> **Goal**:
Leaving out the pictures, retype the lines from the beginning of the listing through the line containing "-2], [2, 2, 0, 0]];".
***
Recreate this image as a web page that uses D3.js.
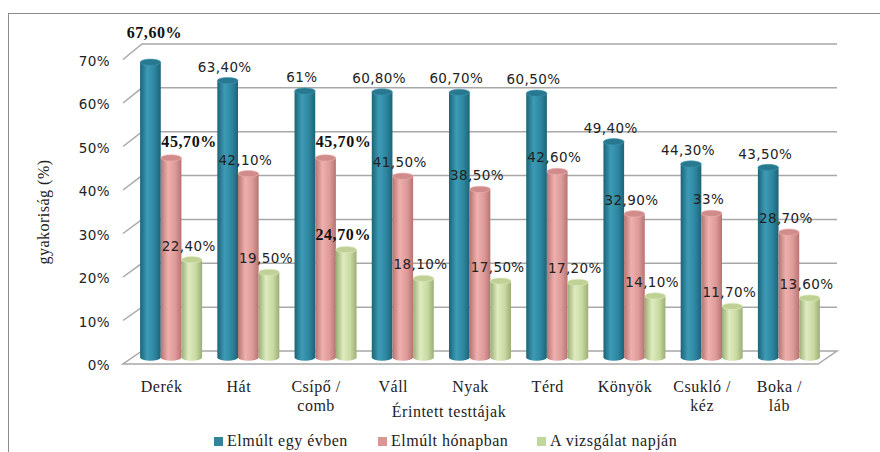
<!DOCTYPE html>
<html>
<head>
  <meta charset="utf-8">
  <script src="https://d3js.org/d3.v7.min.js"></script>
  <style>
    body { margin: 0; background: #fff; }
    .tick-label, .val { font-family: "DejaVu Sans"; font-size: 13.5px; fill: #222; letter-spacing: 0.4px; }
    .val.bold { font-family: "Liberation Serif"; font-weight: bold; font-size: 16px; fill: #111; letter-spacing: 0.6px; }
    .serif { font-family: "Liberation Serif"; font-size: 16px; fill: #222; letter-spacing: 0.5px; }
    .grid { stroke: #a8a8a8; stroke-width: 1.5; fill: none; }
  </style>
</head>
<body>
<svg width="880" height="452"></svg>
<script>
// data
var categories = ["Derék", "Hát", "Csípő /\ncomb", "Váll", "Nyak", "Térd", "Könyök", "Csukló /\nkéz", "Boka /\nláb"];
var seriesNames = ["Elmúlt egy évben", "Elmúlt hónapban", "A vizsgálat napján"];
var evben  = [67.6, 63.4, 61, 60.8, 60.7, 60.5, 49.4, 44.3, 43.5];
var honap  = [45.7, 42.1, 45.7, 41.5, 38.5, 42.6, 32.9, 33, 28.7];
var napjan = [22.4, 19.5, 24.7, 18.1, 17.5, 17.2, 14.1, 11.7, 13.6];
var yTicks = [0, 10, 20, 30, 40, 50, 60, 70];
// labels that were set in bold and moved by hand: [series, category, dx, dy]
var boldLabels = [[0, 0, 7, -15], [1, 0, 21, -2], [1, 2, 21, -2], [2, 2, 0, 0]];

var series = [evben, honap, napjan];
var colors = [
  {dark: "#1c6377", light: "#3d9bb6", mid: "#2e86a0", top: "#28788f", legend: "#31849b"},
  {dark: "#b57472", light: "#eeb0ae", mid: "#dd9a98", top: "#d08c8a", legend: "#d99694"},
  {dark: "#9cae77", light: "#dfebbf", mid: "#c8d9a1", top: "#bfd195", legend: "#c3d69b"}
];

var svg = d3.select("svg");
var defs = svg.append("defs");
colors.forEach(function(c, i) {
  var g = defs.append("linearGradient").attr("id", "cyl" + i).attr("x1", 0).attr("x2", 1).attr("y1", 0).attr("y2", 0);
  g.append("stop").attr("offset", 0).attr("stop-color", c.dark);
  g.append("stop").attr("offset", 0.35).attr("stop-color", c.light);
  g.append("stop").attr("offset", 0.7).attr("stop-color", c.mid);
  g.append("stop").attr("offset", 1).attr("stop-color", c.dark);
});

// outer frame
svg.append("rect").attr("x", 8.5).attr("y", 13.5).attr("width", 900).attr("height", 500)
  .attr("fill", "none").attr("stroke", "#8c8c8c");

// 3d geometry
var depthX = 19;
var x = d3.scaleBand().domain(d3.range(categories.length)).range([123, 818]);
var yFront = d3.scaleLinear().domain([0, 70]).range([364, 59.5]);
var yBack = d3.scaleLinear().domain([0, 70]).range([351, 44]);
var yMid = d3.scaleLinear().domain([0, 70]).range([357.5, 51.8]);
var inner = d3.scaleBand().domain([0, 1, 2]).range([-31, 31]);

// walls and gridlines
var grid = svg.append("g");
yTicks.forEach(function(t) {
  if (t === 0) {
    grid.append("path").attr("class", "grid")
      .attr("d", "M" + x.range()[0] + "," + yFront(0) + "L" + x.range()[1] + "," + yFront(0) +
                 "L" + (x.range()[1] + depthX) + "," + yBack(0) + "L" + (x.range()[0] + depthX) + "," + yBack(0) + "Z");
  } else {
    grid.append("path").attr("class", "grid")
      .attr("d", "M" + x.range()[0] + "," + yFront(t) + "L" + (x.range()[0] + depthX) + "," + yBack(t) +
                 "L" + (x.range()[1] + depthX) + "," + yBack(t));
  }
  svg.append("text").attr("class", "tick-label")
    .attr("x", 110).attr("y", yFront(t) + 2)
    .attr("text-anchor", "end").attr("dominant-baseline", "middle")
    .text(t + "%");
});

// cylinders
var bw = inner.bandwidth(), ry = 3.2;
function barCx(s, i) { return x(i) + x.bandwidth() / 2 + depthX / 2 + inner(s) + bw / 2; }
categories.forEach(function(c, i) {
  series.forEach(function(vals, s) {
    var cx = barCx(s, i), top = yMid(vals[i]), bottom = yMid(0);
    var g = svg.append("g");
    g.append("ellipse").attr("cx", cx).attr("cy", bottom).attr("rx", bw / 2).attr("ry", ry).attr("fill", "url(#cyl" + s + ")");
    g.append("rect").attr("x", cx - bw / 2).attr("y", top).attr("width", bw).attr("height", bottom - top).attr("fill", "url(#cyl" + s + ")");
    g.append("ellipse").attr("cx", cx).attr("cy", top).attr("rx", bw / 2).attr("ry", ry)
      .attr("fill", colors[s].top).attr("stroke", colors[s].light).attr("stroke-width", 0.6);
  });
});

// value labels
function fmt(v) {
  return (Math.round(v) === v ? String(v) : v.toFixed(2).replace(".", ",")) + "%";
}
series.forEach(function(vals, s) {
  vals.forEach(function(v, i) {
    var b = boldLabels.find(function(d) { return d[0] === s && d[1] === i; });
    svg.append("text").attr("class", b ? "val bold" : "val")
      .attr("x", barCx(s, i) - 3 + (b ? b[2] : 0))
      .attr("y", yMid(v) - 13 + (b ? b[3] : 0))
      .attr("text-anchor", "middle").attr("dominant-baseline", "middle")
      .text(fmt(v));
  });
});

// category labels
categories.forEach(function(c, i) {
  c.split("\n").forEach(function(line, k) {
    svg.append("text").attr("class", "serif")
      .attr("x", x(i) + x.bandwidth() / 2).attr("y", 392 + k * 19)
      .attr("text-anchor", "middle").text(line);
  });
});

// axis titles
svg.append("text").attr("class", "serif").attr("text-anchor", "middle")
  .attr("transform", "translate(49,212) rotate(-90)").text("gyakoriság (%)");
svg.append("text").attr("class", "serif").attr("text-anchor", "middle")
  .attr("x", 449).attr("y", 417).text("Érintett testtájak");

// legend
var legendX = [214, 378, 537];
seriesNames.forEach(function(n, s) {
  svg.append("rect").attr("x", legendX[s]).attr("y", 437).attr("width", 9).attr("height", 9).attr("fill", colors[s].legend);
  svg.append("text").attr("class", "serif").attr("x", legendX[s] + 13).attr("y", 446).text(n);
});
</script>
</body>
</html>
***
> **Answer to the problem**:
Recreate this image as a web page that uses D3.js.
<!DOCTYPE html>
<html>
<head>
  <meta charset="utf-8">
  <script src="https://d3js.org/d3.v7.min.js"></script>
  <style>
    body { margin: 0; background: #fff; }
    .tick-label, .val { font-family: "DejaVu Sans"; font-size: 13.5px; fill: #222; letter-spacing: 0.4px; }
    .val.bold { font-family: "Liberation Serif"; font-weight: bold; font-size: 16px; fill: #111; letter-spacing: 0.6px; }
    .serif { font-family: "Liberation Serif"; font-size: 16px; fill: #222; letter-spacing: 0.5px; }
    .grid { stroke: #a8a8a8; stroke-width: 1.5; fill: none; }
  </style>
</head>
<body>
<svg width="880" height="452"></svg>
<script>
// data
var categories = ["Derék", "Hát", "Csípő /\ncomb", "Váll", "Nyak", "Térd", "Könyök", "Csukló /\nkéz", "Boka /\nláb"];
var seriesNames = ["Elmúlt egy évben", "Elmúlt hónapban", "A vizsgálat napján"];
var evben  = [67.6, 63.4, 61, 60.8, 60.7, 60.5, 49.4, 44.3, 43.5];
var honap  = [45.7, 42.1, 45.7, 41.5, 38.5, 42.6, 32.9, 33, 28.7];
var napjan = [22.4, 19.5, 24.7, 18.1, 17.5, 17.2, 14.1, 11.7, 13.6];
var yTicks = [0, 10, 20, 30, 40, 50, 60, 70];
// labels that were set in bold and moved by hand: [series, category, dx, dy]
var boldLabels = [[0, 0, 7, -15], [1, 0, 21, -2], [1, 2, 21, -2], [2, 2, 0, 0]];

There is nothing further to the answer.